Fisher insisted that your egos will not run away with you, even though it is nice, he said, "to see a number in front of our name" when San Diego State appears on the ESPN ticker.
He said that the five seniors will not allow you to get "too full" of yourselves.
He said your team captain, Gay, will continue to command your attention.
"He is very, very steady," Fisher said. "You never see him get overly excited. You never see him get too down in the dumps, regardless of what happened. Our team has taken on his personality a little bit."
The best part of this journey, Aztecs, is that Fisher has only one job now -- to coach you.
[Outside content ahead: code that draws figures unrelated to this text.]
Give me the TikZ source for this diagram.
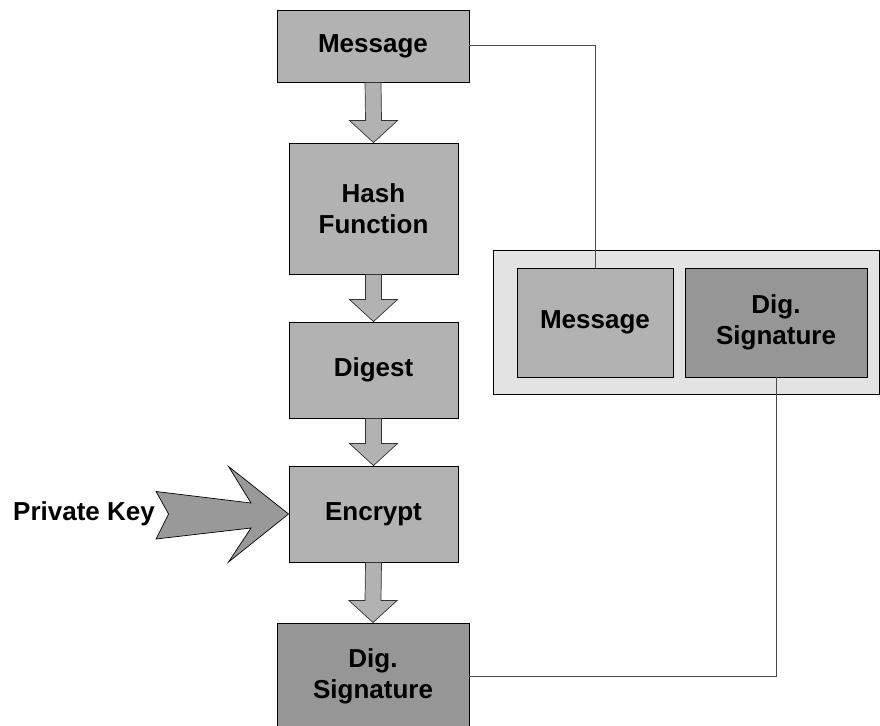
\documentclass[tikz,border=0pt]{standalone}
\usepackage{fontspec}
\setmainfont{Liberation Sans}
\usetikzlibrary{calc}
\definecolor{boxlight}{HTML}{B2B2B2}
\definecolor{boxdark}{HTML}{969696}
\definecolor{grpbg}{HTML}{E3E3E3}
\definecolor{pkfill}{HTML}{999999}
\definecolor{wire}{HTML}{4A4A4A}
\tikzset{
  box/.style={draw=black, line width=0.9pt, fill=boxlight, align=center, inner sep=0pt,
    font=\fontsize{26}{31}\selectfont\bfseries},
  darkbox/.style={box, fill=boxdark},
  grpbox/.style={draw=black, line width=0.9pt, fill=grpbg, inner sep=0pt},
  blk/.style={draw=black!80, line width=0.7pt, fill=boxlight, line join=miter},
  pkarrow/.style={draw=black, line width=0.7pt, fill=pkfill, line join=miter},
  wireline/.style={draw=wire, line width=1pt},
  lbl/.style={font=\fontsize{26}{31}\selectfont\bfseries, inner sep=0pt}
}
\newcommand{\blockdown}[2]{%
  \draw[blk] ($(#1.south)+(-8,0)$) -- ($(#2.north)+(-8,-22)$) -- ($(#2.north)+(-24,-22)$)
    -- (#2.north) -- ($(#2.north)+(24,-22)$) -- ($(#2.north)+(8,-22)$)
    -- ($(#1.south)+(8,0)$) -- cycle;}
\begin{document}
\begin{tikzpicture}[x=1pt, y=-1pt]
\useasboundingbox (0,0) rectangle (880,725);
\clip (0,0) rectangle (880,725);
\fill[white] (0,0) rectangle (880,725);

% main column
\node[box, minimum width=192, minimum height=72] (msg) at (373,46) {Message};
\node[box, minimum width=169, minimum height=131] (hash) at (373.5,208.5) {Hash\\Function};
\node[box, minimum width=169, minimum height=96] (dig) at (373.5,370) {Digest};
\node[box, minimum width=169, minimum height=96] (enc) at (373.5,514) {Encrypt};
\node[darkbox, minimum width=192, minimum height=106] (sig) at (373,676) {Dig.\\Signature};

% group on the right
\node[grpbox, minimum width=386, minimum height=144] (grp) at (686,322) {};
\node[box, minimum width=156, minimum height=109] (gmsg) at (595,322.5) {Message};
\node[darkbox, minimum width=182, minimum height=109] (gsig) at (776,322.5) {Dig.\\Signature};

% block arrows
\blockdown{msg}{hash}
\blockdown{hash}{dig}
\blockdown{dig}{enc}
\blockdown{enc}{sig}

% private key arrow
\draw[pkarrow] ($(enc.west)+(-132.5,-22.5)$) -- ($(enc.west)+(-37.5,-11)$)
  -- ($(enc.west)+(-60,-47.5)$) -- (enc.west) -- ($(enc.west)+(-60,48)$)
  -- ($(enc.west)+(-37.5,14)$) -- ($(enc.west)+(-132.5,25)$)
  -- ($(enc.west)+(-120,0)$) -- cycle;
\node[lbl, anchor=east] (pk) at (155,514) {Private Key};

% connectors
\draw[wireline] (msg.east) -| (gmsg.north);
\draw[wireline] (sig.east) -| (gsig.south);
\end{tikzpicture}
\end{document}
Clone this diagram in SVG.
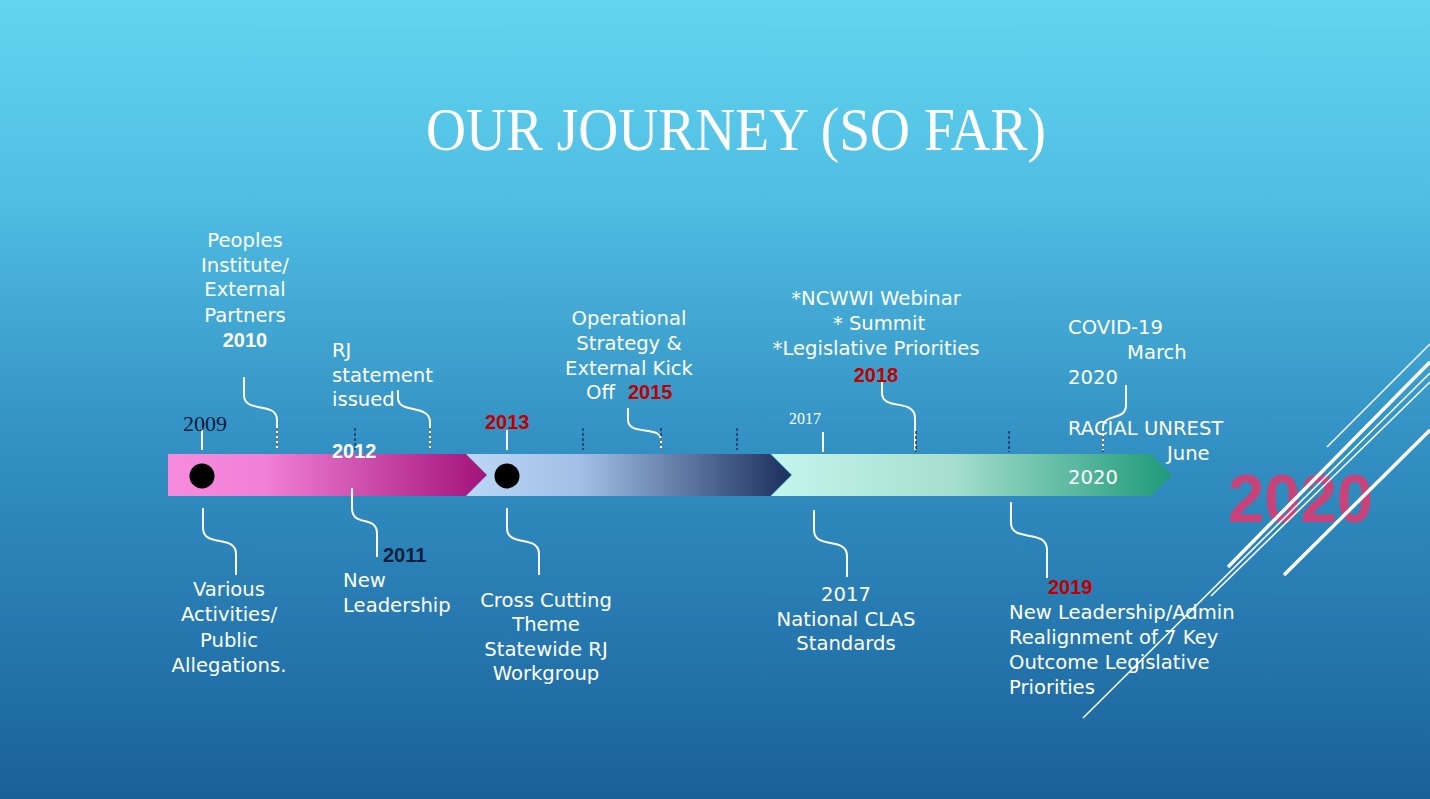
<svg xmlns="http://www.w3.org/2000/svg" width="1430" height="799" viewBox="0 0 1430 799">
<defs>
<linearGradient id="bg" x1="0" y1="0" x2="0" y2="1">
<stop offset="0" stop-color="#62D5F1"/>
<stop offset="0.25" stop-color="#50BDE2"/>
<stop offset="0.55" stop-color="#3391C3"/>
<stop offset="0.8" stop-color="#2577AE"/>
<stop offset="1" stop-color="#1A6098"/>
</linearGradient>
<linearGradient id="gPink" x1="168" y1="0" x2="487" y2="0" gradientUnits="userSpaceOnUse">
<stop offset="0" stop-color="#F68CDD"/>
<stop offset="0.3" stop-color="#F080D6"/>
<stop offset="1" stop-color="#A3127A"/>
</linearGradient>
<linearGradient id="gBlue" x1="466" y1="0" x2="791" y2="0" gradientUnits="userSpaceOnUse">
<stop offset="0" stop-color="#BAD7F6"/>
<stop offset="0.35" stop-color="#A2C0E6"/>
<stop offset="1" stop-color="#1C2F5E"/>
</linearGradient>
<linearGradient id="gGreen" x1="771" y1="0" x2="1172" y2="0" gradientUnits="userSpaceOnUse">
<stop offset="0" stop-color="#C4F6EC"/>
<stop offset="0.45" stop-color="#A6DFCD"/>
<stop offset="1" stop-color="#1E9A78"/>
</linearGradient>
<style>
.t{font-family:"DejaVu Sans","Noto Sans",sans-serif;font-size:19.6px;font-weight:normal;fill:#FFFFFF}
.c{text-anchor:middle}
.b{font-family:"Liberation Sans",Arial,sans-serif;font-size:20px;font-weight:bold}
.w{fill:#FFFFFF}
.r{fill:#C00000}
.n{fill:#0B1E3E}
.s{font-family:"Liberation Serif","Times New Roman",serif}
.con{fill:none;stroke:#FFFFFF;stroke-width:2}
.tick{stroke:#FFFFFF;stroke-width:2}
.dash{stroke:#1B2A4A;stroke-width:1.3;stroke-dasharray:3 2}
.deco{stroke:#FFFFFF;fill:none}
.dot{fill:#000000}
</style>
</defs>
<rect x="0" y="0" width="1430" height="799" fill="url(#bg)"/>

<g id="title">
<text x="426" y="150" font-family="Liberation Serif, Times New Roman, serif" font-size="61" fill="#FFFFFF" textLength="620" lengthAdjust="spacingAndGlyphs">OUR JOURNEY (SO FAR)</text>
</g>

<g id="timeline">
<polygon points="168,454 466,454 487,475 466,496 168,496" fill="url(#gPink)"/>
<polygon points="466,454 770,454 791,475 770,496 466,496 487,475" fill="url(#gBlue)"/>
<polygon points="771,454 1151,454 1172,475 1151,496 771,496 792,475" fill="url(#gGreen)"/>
<circle class="dot" cx="202" cy="476" r="12.5"/>
<circle class="dot" cx="507" cy="476" r="12.5"/>
</g>

<g id="connectors">
<line class="tick" x1="202" y1="428" x2="202" y2="450"/>
<line class="tick" x1="507" y1="430" x2="507" y2="450"/>
<line class="tick" x1="823" y1="432" x2="823" y2="452"/>
<path class="con" d="M244,377 V395 C244,414 277,401 277,420 V450"/>
<path class="con" d="M398,390 V398 C398,414 430,404 430,422 V450"/>
<path class="con" d="M628,408 V420 C628,436 661,425 661,440 V450"/>
<path class="con" d="M882,373 V393 C882,411 915,398 915,418 V450"/>
<path class="con" d="M1126,385 V405 C1126,422 1103,412 1103,428 V450"/>
<line class="dash" x1="277" y1="428" x2="277" y2="450"/>
<line class="dash" x1="355" y1="428" x2="355" y2="450"/>
<line class="dash" x1="430" y1="428" x2="430" y2="450"/>
<line class="dash" x1="583" y1="428" x2="583" y2="450"/>
<line class="dash" x1="661" y1="428" x2="661" y2="450"/>
<line class="dash" x1="737" y1="428" x2="737" y2="450"/>
<line class="dash" x1="916" y1="431" x2="916" y2="452"/>
<line class="dash" x1="1009" y1="431" x2="1009" y2="452"/>
<line class="dash" x1="1103" y1="431" x2="1103" y2="452"/>
<path class="con" d="M203,508 V528 C203,548 236,534 236,554 V575"/>
<path class="con" d="M352,488 V508 C352,528 377,514 377,534 V557"/>
<path class="con" d="M507,508 V528 C507,548 539,534 539,554 V575"/>
<path class="con" d="M814,510 V530 C814,550 847,536 847,556 V577"/>
<path class="con" d="M1011,502 V523 C1011,543 1047,528 1047,550 V578"/>
</g>

<g id="n2009"><text class="s" x="183" y="431" font-size="22" fill="#0E1A3A">2009</text></g>

<g id="n2010">
<text class="t c" x="245" y="247">Peoples</text>
<text class="t c" x="245" y="272">Institute/</text>
<text class="t c" x="245" y="296">External</text>
<text class="t c" x="245" y="322">Partners</text>
<text class="b w" x="245" y="347" text-anchor="middle">2010</text>
</g>

<g id="n2012">
<text class="t" x="332" y="357">RJ</text>
<text class="t" x="332" y="382">statement</text>
<text class="t" x="332" y="406">issued</text>
<text class="b w" x="332" y="458">2012</text>
</g>

<g id="n2013"><text class="b r" x="485" y="429">2013</text></g>

<g id="n2015">
<text class="t c" x="629" y="325">Operational</text>
<text class="t c" x="629" y="350">Strategy &amp;</text>
<text class="t c" x="629" y="375">External Kick</text>
<text class="t" x="586" y="399">Off</text>
<text class="b r" x="628" y="399">2015</text>
</g>

<g id="n2017top"><text class="s" x="789" y="424" font-size="16" fill="#FFFFFF">2017</text></g>

<g id="n2018">
<text class="t c" x="876" y="305">*NCWWI Webinar</text>
<text class="t c" x="879" y="330">* Summit</text>
<text class="t c" x="876" y="355">*Legislative Priorities</text>
<text class="b r" x="876" y="382" text-anchor="middle">2018</text>
</g>

<g id="n2020">
<text class="t" x="1068" y="334">COVID-19</text>
<text class="t" x="1127" y="359">March</text>
<text class="t" x="1068" y="384">2020</text>
<text class="t" x="1068" y="435">RACIAL UNREST</text>
<text class="t" x="1167" y="460">June</text>
<text class="t" x="1068" y="484">2020</text>
</g>

<g id="n2009b">
<text class="t c" x="229" y="596">Various</text>
<text class="t c" x="229" y="621">Activities/</text>
<text class="t c" x="229" y="647">Public</text>
<text class="t c" x="229" y="672">Allegations.</text>
</g>

<g id="n2011">
<text class="b n" x="383" y="562">2011</text>
<text class="t" x="343" y="587">New</text>
<text class="t" x="343" y="612">Leadership</text>
</g>

<g id="n2013b">
<text class="t c" x="546" y="607">Cross Cutting</text>
<text class="t c" x="546" y="631">Theme</text>
<text class="t c" x="546" y="656">Statewide RJ</text>
<text class="t c" x="546" y="680">Workgroup</text>
</g>

<g id="n2017b">
<text class="t c" x="846" y="601">2017</text>
<text class="t c" x="846" y="626">National CLAS</text>
<text class="t c" x="846" y="650">Standards</text>
</g>

<g id="n2019">
<text class="b r" x="1048" y="594">2019</text>
<text class="t" x="1009" y="619">New Leadership/Admin</text>
<text class="t" x="1009" y="644">Realignment of  7 Key</text>
<text class="t" x="1009" y="669">Outcome Legislative</text>
<text class="t" x="1009" y="694">Priorities</text>
</g>

<g id="big2020">
<text x="1228" y="522" font-family="Liberation Sans, Arial, sans-serif" font-size="69" font-weight="bold" fill="#C84379" textLength="145" lengthAdjust="spacingAndGlyphs">2020</text>
</g>

<g id="decoration">
<line class="deco" x1="1327" y1="447" x2="1430" y2="344" stroke-width="1.5"/>
<line class="deco" x1="1228" y1="567" x2="1430" y2="362" stroke-width="3.5"/>
<line class="deco" x1="1083" y1="718" x2="1430" y2="373" stroke-width="1.5"/>
<line class="deco" x1="1211" y1="596" x2="1430" y2="382" stroke-width="1.5"/>
<line class="deco" x1="1284" y1="575" x2="1430" y2="430" stroke-width="3.5"/>
</g>
</svg>
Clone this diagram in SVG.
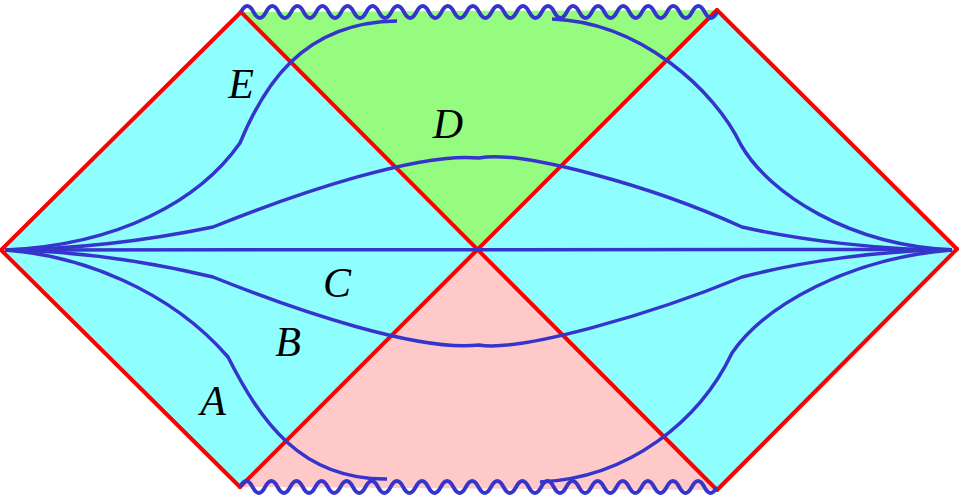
<svg xmlns="http://www.w3.org/2000/svg" width="959" height="498" viewBox="0 0 959 498">
<style>
.red{stroke:#ff0000;stroke-width:4;fill:none;stroke-linecap:round}
.blue{stroke:#3535cc;stroke-width:3.5;fill:none;stroke-linejoin:round}
.wave{stroke:#3535cc;stroke-width:3.8;fill:none;stroke-linejoin:round}
.lbl{font-family:"Liberation Serif","Times New Roman",serif;font-style:italic;font-size:42px;fill:#000;text-anchor:middle}
</style>
<rect width="959" height="498" fill="#ffffff"/>
<g id="regions">
<polygon id="left-wedge" points="1,250 241,12 479,249 240,487" fill="#8ffeff"/>
<polygon id="right-wedge" points="957,249 717,10 479,249 717,490" fill="#8ffeff"/>
<polygon id="top-region" points="241,12 717,10 479,249" fill="#95fc80"/>
<polygon id="bottom-region" points="240,487 717,490 479,249" fill="#ffc9c9"/>
</g>
<g id="horizons">
<line class="red" x1="1" y1="250" x2="241" y2="12"/>
<line class="red" x1="1" y1="250" x2="240" y2="487"/>
<line class="red" x1="957" y1="249" x2="717" y2="10"/>
<line class="red" x1="957" y1="249" x2="717" y2="490"/>
<line class="red" x1="241" y1="12" x2="717" y2="490"/>
<line class="red" x1="717" y1="10" x2="240" y2="487"/>
</g>
<g id="singularities">
<path class="wave" d="M241 12 q6.26 -12 12.53 0 t12.53 0 t12.53 0 t12.53 0 t12.53 0 t12.53 0 t12.53 0 t12.53 0 t12.53 0 t12.53 0 t12.53 0 t12.53 0 t12.53 0 t12.53 0 t12.53 0 t12.53 0 t12.53 0 t12.53 0 t12.53 0 t12.53 0 t12.53 0 t12.53 0 t12.53 0 t12.53 0 t12.53 0 t12.53 0 t12.53 0 t12.53 0 t12.53 0 t12.53 0 t12.53 0 t12.53 0 t12.53 0 t12.53 0 t12.53 0 t12.53 0 t12.53 0 t12.53 0"/>
<path class="wave" d="M240 487 q6.28 -12 12.55 0 t12.55 0 t12.55 0 t12.55 0 t12.55 0 t12.55 0 t12.55 0 t12.55 0 t12.55 0 t12.55 0 t12.55 0 t12.55 0 t12.55 0 t12.55 0 t12.55 0 t12.55 0 t12.55 0 t12.55 0 t12.55 0 t12.55 0 t12.55 0 t12.55 0 t12.55 0 t12.55 0 t12.55 0 t12.55 0 t12.55 0 t12.55 0 t12.55 0 t12.55 0 t12.55 0 t12.55 0 t12.55 0 t12.55 0 t12.55 0 t12.55 0 t12.55 0 t12.55 0"/>
</g>
<g id="slices">
<path id="slice-C" class="blue" d="M8 250 L950 249.5"/>
<path id="slice-D" class="blue" d="M5 250 C80 249 150 240 213 227 C300 192 420 152 479 158 C520 150 650 185 742 227 C800 240 880 250 952 250"/>
<path id="slice-B" class="blue" d="M5 250 C80 251 150 262 213 277 C300 312 420 352 479 345 C520 352 650 315 742 277 C800 262 880 250 952 250"/>
<path id="slice-E-left" class="blue" d="M5 250 C120 245 200 200 240 143 C262 90 300 22 397 21"/>
<path id="slice-E-right" class="blue" d="M552 19 C640 22 715 90 741 145 C770 195 850 245 952 250"/>
<path id="slice-A-left" class="blue" d="M5 250 C80 255 170 290 228 357 C260 420 300 480 387 479"/>
<path id="slice-A-right" class="blue" d="M540 482 C630 478 700 420 732 353 C765 305 850 258 952 250"/>
</g>
<g id="labels">
<text class="lbl" x="241" y="98">E</text>
<text class="lbl" x="448" y="138">D</text>
<text class="lbl" x="337" y="297">C</text>
<text class="lbl" x="288" y="356">B</text>
<text class="lbl" x="213" y="415">A</text>
</g>
</svg>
When you were in elementary school, Fisher was in his first year of trying to resurrect the SDSU program that in no way resembled the blue-blooded Michigan enterprise that he'd overseen.
Those Aztecs of 1999-2000 usually played home games in front of about 2,600 fans and some 10,000 empty seats
"When I first started out here, I was the 'Ticket Man,' " Fisher said late Wednesday, sounding, and looking like, a grandfather to the program. "I probably could've been put in jail. I had tickets in every pocket. I'm going all over campus trying to give 'em away."
Wednesday morning, Fisher looked out of his office window and saw a line outside the arena's ticket window. Used to be, that only happened when Prince or another musical performer was on the marquee--not Saint Mary's.
The line had grown by the time you Aztecs headed past for the early afternoon walk-through practice.
"Now we're a hot ticket," Fisher said. "It makes all of us feel good. And we're appreciative of the fact our fans have supported us tremendously. And we need to keep 'em coming. It makes you feel good when you've got a lot of folks here."